Know your Audience (When Your Audience is Yourself)
I’m staying in tonight, though it is Friday and I am twenty-six years old, because I have to get up early tomorrow and do things. Also, I’m in something of a cranky mood. My novel-in-progress is looking less and less progressive, less new and interesting, every time I look at it.
So, I’m turning my cranky face on this week’s entry in the endless wishy-washy harrumphing that has plagued the relationship between writer and critic since one was born of the other’s loins centuries ago. (Note: I’m unsure which bore which. It’s a chicken-and-the-egg thing. I know that, in times like this, both come across as equally boring).
For those of you who don’t know what I’m talking about, I’m talking about a dust-up between an assortment of mostly intelligent men and women, many of whom are regular readers of this blog, who have been engaged in the trading of monologues on the subject of reviewer responsibility. I started hereand here and then went here and here and here and here and then here and likely a few other places that aren’t on my radar. Before clicking on the links, I need to warn you—they won’t make you live any longer, and quite likely they will make your time on this earth slightly less rewarding and productive. Also, I happen to think that the offended party (Table Music’s Chris Banks) has more than ample reason to be offended by Palmu’s cursory reading, but that’s not quite the topic of this blog post. Okay, consider yourselves briefed on both caveats.
Talking about reviewer responsibility is important. People should be doing it as much as possible, they should be doing it at the expense of other conversations, about things like voice appropriation and spiritualism and post-modernism and other things that might be fun to say, but don’t actually contribute to the production of good books. Having responsible, engaged, and committed critics is as important, if not more important, than having good poets. They’re rarer. Sometimes I think we’ve been gifted with such a critical community in this country, and other times I don’t. I haven’t fully decided either way.

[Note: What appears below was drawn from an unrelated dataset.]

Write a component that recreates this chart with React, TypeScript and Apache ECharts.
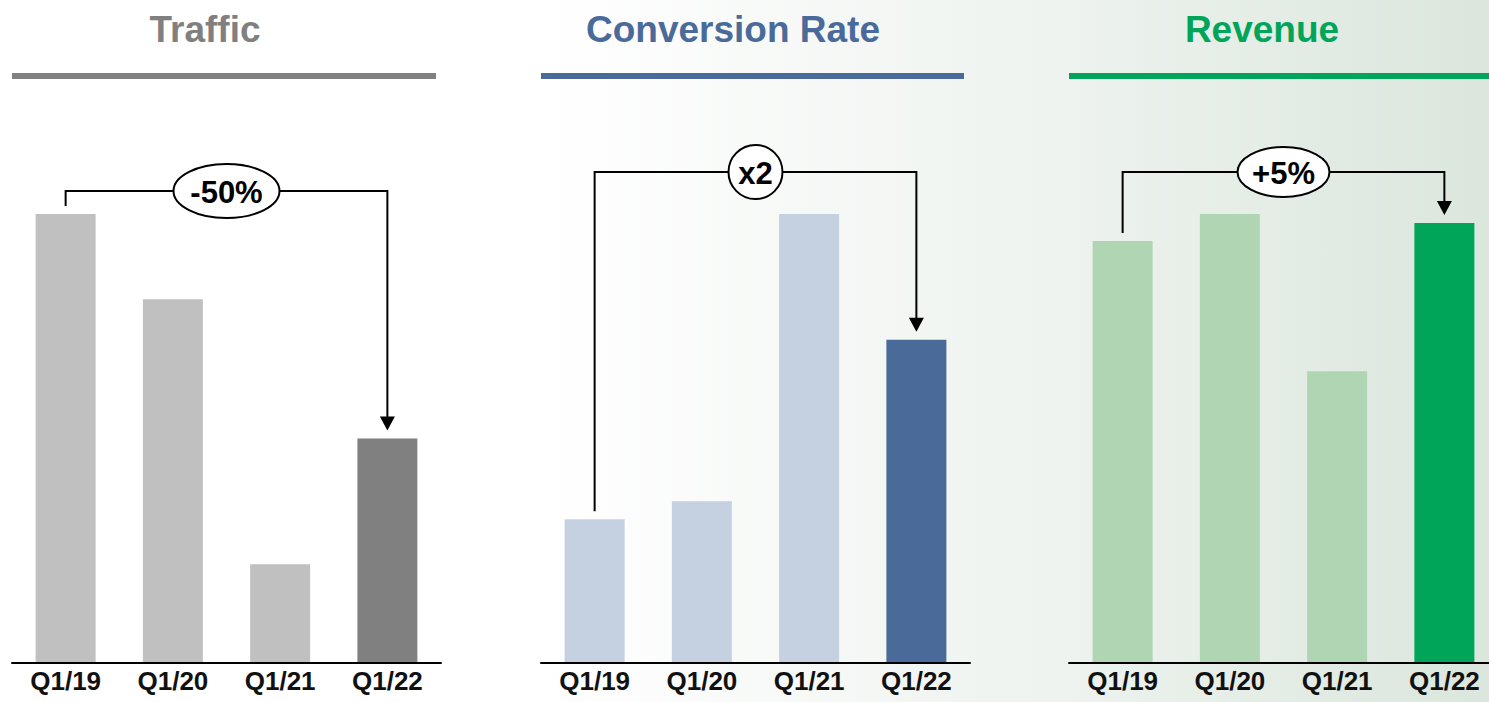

So talking about this stuff is important. Essential, even. This is why following the flow of banal witticisms and counter-witticisms over the past few weeks has been so numbingly disappointing. Because it’s not really a conversation about any of the things it pretends to be about. It’s not about reviewing style, about the satirical vein of literary criticism, or about aesthetic objectivity (which doesn’t exist, for the record, and whenever a critic is asked to write an objective review they should first demand to see an objective poem). It’s about two groups of people with a personal dislike for one another, one that I know only bits and pieces about, but that I understand has been going on for some time. Someone called someone else “mean”, someone got on someone else’s case for tattle-telling. I get it. We are a slightly more evolved sub-set of the species, us poets, I honestly believe that, but in the end we’re only just people.
I am fully aware that these gripes are based on elements of critical practice, and that they may even be merited (see above). But they are no longer professional disagreements, they’re personal. And even after you’ve deleted the most noxious and jejune postings on your blog (if you’re confused, Zach Wells–Yes, I’m talking about you, but I’m betting you’re not confused), that personal component of the disagreement remains obvious to your readers. I sense that, with every sentence I type here, I can feel myself getting pulled into something that doesn’t directly concern me. And if it was really about poetry, then as a poet, I wouldn’t feel that way. What I’m tip-toeing along the edges of is a public argument, a group of people in a restaurant calling each other out on long-held animosities.
I’m getting into it a bit because most everyone involved is doing a massive disservice to the conversation that’s the most important one from where I sit in the world: how to use language in the service of art, and, to that end, the benefit of the world. When you use this topic as a smoke-screen, as an excuse to talk about things that wouldn’t otherwise befit a public venue, you’re demeaning the conversation, making it entirely about you and your insulted heart. And that, at least, I take personally.
So please, and I say this to a group of people that I have read and respect as poets and/or critics (except for the one of you I haven’t read yet, and so have no way of knowing), grow up. It doesn’t matter that you’re good with words and can craft a beautiful argument in favour of your position. We’re all good with words. We’re poets. All you’re doing in the end is crafting flowing, multisyllabic ways of calling someone else a jerk, because they called you a jerk first, in just as many words. And this stuff, this personal-posed-as-the-professional, kills actual criticism, it chokes off its oxygen. And some of us, in small ways, rely on critical discourse to get by, to make our way through the chaotic worlds of sound and ideas, in the hopes that we’ll be able to make something lasting and accurate. To put it another way, I believe in criticism, in much the same way that other people believe in certain gods or professional sports team, I need to know it’s more than just a game people play, that it has a real and honest role in the progression of art. When you play games with such a thing, when you use it as a platform to get back at somebody, you’re letting down that percentage of us who feel the same way.
All I ask is that you be aware of why you’re saying whatever you’re saying, and for you to admit to it. Take me, for instance: I just said all that because A. I believe it and B. Some of the characters in my novel are shallow and uninteresting. But I suppose, so are some of the characters in my life.